April 21, 2012

Undone


An intimate warmth predominates James Tissot’s The Shop Girl (1883-1885). The shaded interior makes the viewer feel like an elite insider. The black-clad girl opening the shop’s door onto a lively Paris street is the focus of the work. Inside, a hushed serenity is achieved through the muted light and the gentle shadows on the girl’s face. The world outside the shop is hustling and bustling and is depicted as such through Tissot’s slapdash brush strokes, whereas his work on the young lady is barely decipherable.

The viewer’s eye first alights to the central shop girl and the pink package she holds and is then drawn to the recurring black figure on the left. This repetitive design element bounces us back from the edge of the frame to the busyness in the window and the pile of ribbon on the counter. The open door seems less important than what has just transpired in the shop.

This nineteenth century slice of life is as accurately detailed as a photograph. However, Tissot used a palette of oil paints to subtly blend colours necessary for warm skin and ribbons. Slow-drying oil paint was a necessity for Tissot, who took two years to complete this work. Unlike a photo, the painting is large, about 1x1.5 metres. From the perspective of a gallery goer standing about a metre away,  Tissot’s  shop girl seems almost life-sized.

Tissot places the viewer into the shoes of a male who has just purchased something for a woman.  Men are gazing at the shop girls through the window, as if they too were commodities or confections. A woman from a higher place in society passes with her eyes demurely averted. There is a lot of masculine attention going on. The central girl has met the male gaze of the viewer and is intensely maintaining it. She’s about to hand the gentleman shopper his package as he joins his chauffeur and horses outside. 

The somberly-clad shop girl contrasts with the tumble of pink ribbons on the countertop revealing, perhaps, that the high-buttoned girl could just as easily become “undone” as the pink mess left on the counter. Tissot’s painting contains other elements that could allude to hidden pleasures: the cupped “V” of the rosy package pointing to the girl’s lap where there lays a barely decipherable pocket; the wooden gargoyle lasciviously pointing his tongue; and the ribbon artfully fallen into a heart shape on the floor. 

To me, The Shop Girl is reminiscent of Manet’s A Bar at the Folies Bergere (1882). In both, a black clad server with something to offer locks eyes with the viewer. Each contains a disconcerting back view of another in black: in Tissot’s, an identically-dressed assistant; in Manet’s, a skewed reflection. These strange dopplegangers may be alluding to the fact that even though these working girls give the illusion that they are of the same class as the men they are serving, in reality, they are removed from it. Here the similarity with Manet’s Impressionistic style ends as Tissot’s small, mannered brush strokes realistically portray the shop girl’s face and the shop’s interior. Although completed at the height of Impressionism, Tissot’s work does not reflect the style of the day.

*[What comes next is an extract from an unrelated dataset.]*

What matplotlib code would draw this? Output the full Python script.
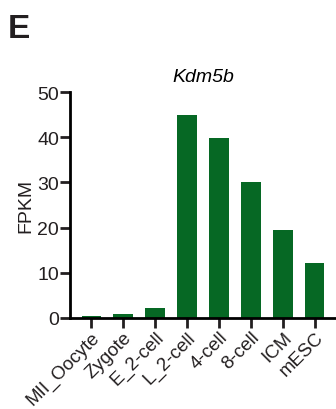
import matplotlib
matplotlib.use("Agg")
import matplotlib.pyplot as plt

plt.rcParams['font.family'] = ['Liberation Sans', 'DejaVu Sans']

stages = ['MII_Oocyte', 'Zygote', 'E_2-cell', 'L_2-cell', '4-cell', '8-cell', 'ICM', 'mESC']
fpkm = [0.4, 0.9, 2.2, 44.9, 39.8, 30.1, 19.5, 12.2]
yticks = [0, 10, 20, 30, 40, 50]

fig = plt.figure(figsize=(3.36, 4.10), dpi=100)
ax = fig.add_axes([70/336, 91/410, 266/336, 226/410])

x = list(range(len(stages)))
ax.bar(x, fpkm, width=0.6, color='#066824')

ax.set_xlim(-0.66, 7.66)
ax.set_ylim(0, 50)
ax.set_yticks(yticks)
ax.set_xticks(x)
ax.set_xticklabels(stages, rotation=45, ha='right', rotation_mode='anchor', fontsize=13.5)
ax.tick_params(axis='y', labelsize=14, length=7, width=2, pad=1, colors='#231f20')
ax.tick_params(axis='x', length=7, width=2, pad=0.5, colors='#231f20')
for lab in ax.get_yticklabels() + ax.get_xticklabels():
    lab.set_color('#231f20')

for s in ['top', 'right']:
    ax.spines[s].set_visible(False)
for s in ['left', 'bottom']:
    ax.spines[s].set_linewidth(2)
    ax.spines[s].set_color('black')

ax.set_ylabel('FPKM', fontsize=14, labelpad=2, color='#231f20')
ax.set_title('Kdm5b', fontstyle='italic', fontsize=14, pad=8)

fig.text(8/336, 1 - 38/410, 'E', fontsize=24, fontweight='bold', color='#231f20')

fig.savefig('out.png', dpi=100)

Copyright Hazel Smith, 2011
Proviso -FAH 245 should probably not copy this.

5 comments:

Hels said...

Great painting!

I love A Bar at the Folies Bergere, even though as you point out Manet was never really an impressionist himself. But as a bit of social history, it is unbeatable. Ditto Tissot’s The Shop Girl, only more so.

I recognise a lot of Tissot paintings, but not this one. For the period in which Tissot was painting society scenes, The Shop Girl fitted in style-wise but not necessarily content-wise. You are suggesting the women in the shop are working gals, far from fancy society women. I agree.

Did Tissot every credit Manet with influencing him? Even though the two artists were close in age, Manet may have been seen as the more experienced artist.

[Sorry about the English in this comment. I have been working all night].

Kathy Bischoping said...

I like the doppelgangers & "hidden pleasures" part of your analysis especially. I hadn't noticed the gargoyle or even the heart ribbon. Let me add that the awning of the shop looks like tongues and now that I've thought that I can't get it out of my mind.

The Clever Pup said...

Semiotics!

I've been studying for 12 days for a final art history exam. I have semiotics on the brain!

I've always loved the painting. Hels, it's here in Toronto at the AGO. I had to describe it in less than one page. The TA gave me a lousy 68%. I had a word with the prof and he raised it to 78.

G said...

What a great read. Thank you for this. I visited a Tissot exhibit (at the Tate I think) in the 80s in London... many interesting facets of life at the time. I love reading you! As for needing a word with your prof... Blimey!

Ingrid Mida said...

Hazel,
What fun to read part of your essay here. It is a complex work - filled with subtexts. I read somewhere that the man looking in the window is believed to be Emile Zola, the author who was commissioned to write the short story to accompany this work.
Hope you did well on your art history exam. Will you take the summer off?